Et le rosier dans tout cela? Le but du voyage n’est-il pas simplement de voyager? Peut-il se suffire à lui-même et insuffler une beauté, une joie et du bonheur – telle la rose – dans le monde? Alors les enfants et nous-mêmes, les parents, serions les premiers bénéficiaires des vertus du voyage : ensemble, réciproquement, vivre l’émerveillement dans un monde neuf, constamment réactualisé par le mouvement qui anime notre quotidien.

Nous ne voulons pas nous refermer sur nous-mêmes, dans notre coquille, et ignorer la nature et les gens qui habitent les lieux que nous parcourons. Idéalement, nous souhaiterions rencontrer encore plus les gens qui vivent ici et là. Et voir moins les autres touristes. Car les grandes destinations ont ceci en commun qu’elles semblent plus achalandées par les touristes qu’habitées par des gens locaux, surtout en haute saison touristique. Souvent, les touristes sont même les seuls sur les lieux de l’attraction : les panneaux et autres indications, livres et cartes, et tablettes et téléphones suffisent à combler le besoin d’autonomie des touristes. Rarement les touristes se parlent entre eux, du moins sur les sites.

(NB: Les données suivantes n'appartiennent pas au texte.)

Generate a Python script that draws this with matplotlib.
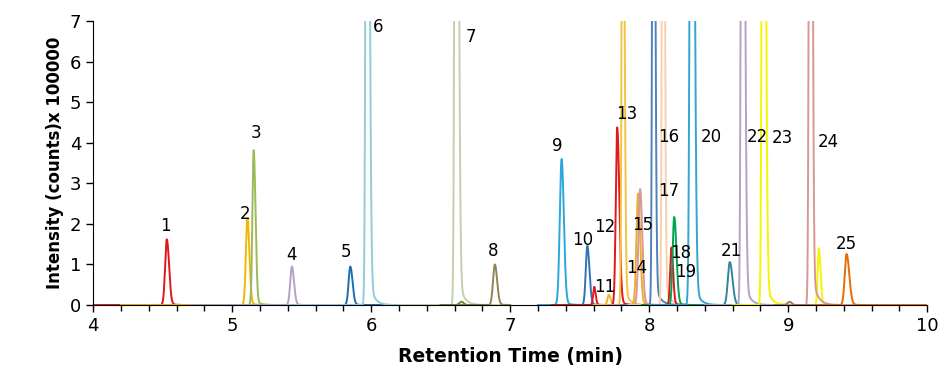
import numpy as np
import matplotlib.pyplot as plt

# peak table (off-scale peaks get an estimated apex)
colors = ["#e0161c", "#f2b705", "#9bbb59", "#b3a2c7", "#1f6db5", "#92cddc",
          "#c4cfaf", "#8f8455", "#6b8a3a", "#2aa7dc", "#2e75b6", "#e0161c",
          "#f0b323", "#e0161c", "#f5c342", "#f0ad2e", "#d59a9a", "#4f81bd",
          "#f9cfb0", "#e0161c", "#00a550", "#31a7d0", "#31859c", "#b3a2c7",
          "#f5f500", "#f5f500", "#d99694", "#a08060", "#e46c0a"]
rt = [4.53, 5.11, 5.155, 5.43, 5.85, 5.97,
      6.61, 6.89, 6.65, 7.37, 7.555, 7.605,
      7.71, 7.77, 7.81, 7.92, 7.935, 8.03,
      8.10, 8.16, 8.18, 8.305, 8.58, 8.67,
      8.82, 9.22, 9.16, 9.01, 9.42]
height = [1.62, 2.14, 3.82, 0.95, 0.95, 25,
          30, 1.0, 0.08, 3.6, 1.46, 0.45,
          0.25, 4.38, 15, 2.75, 2.86, 20,
          20, 1.42, 2.17, 25, 1.06, 25,
          25, 1.4, 30, 0.08, 1.26]
sig_left = [0.012, 0.011, 0.009, 0.012, 0.012, 0.008,
            0.008, 0.013, 0.015, 0.013, 0.011, 0.008,
            0.010, 0.010, 0.007, 0.012, 0.012, 0.007,
            0.007, 0.009, 0.011, 0.010, 0.014, 0.008,
            0.008, 0.008, 0.008, 0.015, 0.013]
sig_right = [0.016, 0.014, 0.013, 0.015, 0.016, 0.014,
             0.014, 0.016, 0.015, 0.016, 0.015, 0.010,
             0.012, 0.015, 0.011, 0.015, 0.015, 0.011,
             0.010, 0.012, 0.016, 0.016, 0.019, 0.014,
             0.014, 0.012, 0.011, 0.015, 0.019]
win_start = [4.0, 4.2, 4.9, 4.7, 5.6, 5.4,
             6.2, 6.5, 6.5, 7.2, 7.35, 7.3,
             7.5, 7.5, 7.6, 7.7, 7.7, 7.8,
             7.85, 7.95, 7.95, 8.0, 8.35, 8.4,
             8.6, 9.0, 8.9, 8.9, 9.2]
win_end = [4.7, 5.4, 5.6, 5.9, 6.2, 6.5,
           7.0, 7.0, 6.8, 7.7, 7.8, 7.8,
           7.9, 8.0, 8.1, 8.2, 8.2, 8.3,
           8.3, 8.4, 8.4, 8.6, 8.8, 8.9,
           9.1, 9.6, 9.5, 9.3, 10.0]

labels = [str(i) for i in range(1, 26)]
label_x = [4.52, 5.09, 5.17, 5.43, 5.82, 6.05, 6.72, 6.88, 7.34, 7.52,
           7.68, 7.68, 7.84, 7.91, 7.95, 8.14, 8.14, 8.23, 8.26, 8.45,
           8.59, 8.78, 8.96, 9.29, 9.42]
label_y = [1.95, 2.24, 4.24, 1.23, 1.3, 6.85, 6.6, 1.33, 3.92, 1.6,
           0.44, 1.92, 4.7, 0.91, 1.97, 4.14, 2.8, 1.28, 0.81, 4.14,
           1.33, 4.14, 4.11, 4.01, 1.5]

TAIL_FRAC = 0.035
TAIL_TAU = 0.035


def peak(t, r, h, sl, sr):
    s = np.where(t < r, sl, sr)
    core = h * np.exp(-0.5 * ((t - r) / s) ** 2)
    tail = np.where(t > r, h * TAIL_FRAC * np.exp(-(t - r) / TAIL_TAU), 0)
    return np.maximum(core, core + tail * (1 - np.exp(-((t - r) / sr) ** 2)))


fig, ax = plt.subplots(figsize=(9.5, 3.78), dpi=100)
fig.subplots_adjust(left=0.098, right=0.976, bottom=0.193, top=0.944)

for i in range(len(rt)):
    t = np.linspace(win_start[i], win_end[i], 1500)
    ax.plot(t, peak(t, rt[i], height[i], sig_left[i], sig_right[i]),
            color=colors[i], lw=1.4)

for lab, lx, ly in zip(labels, label_x, label_y):
    ax.text(lx, ly, lab, ha="center", va="center", fontsize=12)

ax.set_xlim(4, 10)
ax.set_ylim(0, 7)
ax.set_xticks(range(4, 11))
ax.set_xticks(np.arange(4, 10.01, 0.2), minor=True)
ax.set_yticks(range(0, 8))
ax.tick_params(axis="both", direction="out", labelsize=13, length=5, width=1)
ax.tick_params(axis="x", which="minor", length=4, width=1)
ax.spines["top"].set_visible(False)
ax.spines["right"].set_visible(False)
ax.set_xlabel("Retention Time (min)", fontsize=13.5, fontweight="bold", labelpad=9)
ax.set_ylabel("Intensity (counts)x 100000", fontsize=12, fontweight="bold")

fig.savefig("out.png", dpi=100)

Dernière trouvaille : une colonie d’escargots et de limaces peut être à la source d’un grand plaisir pour des enfants en quête de nature. Tenez, l’autre jour, Maël et Kaliane ont collecté des douzaines de ces bêtes dans leurs parapluies, transformés en piscine baveuse pour l’occasion. Les escargots et limaces continuent de cracher. Pendant ce temps, les enfants s’amusent et s’émerveillent.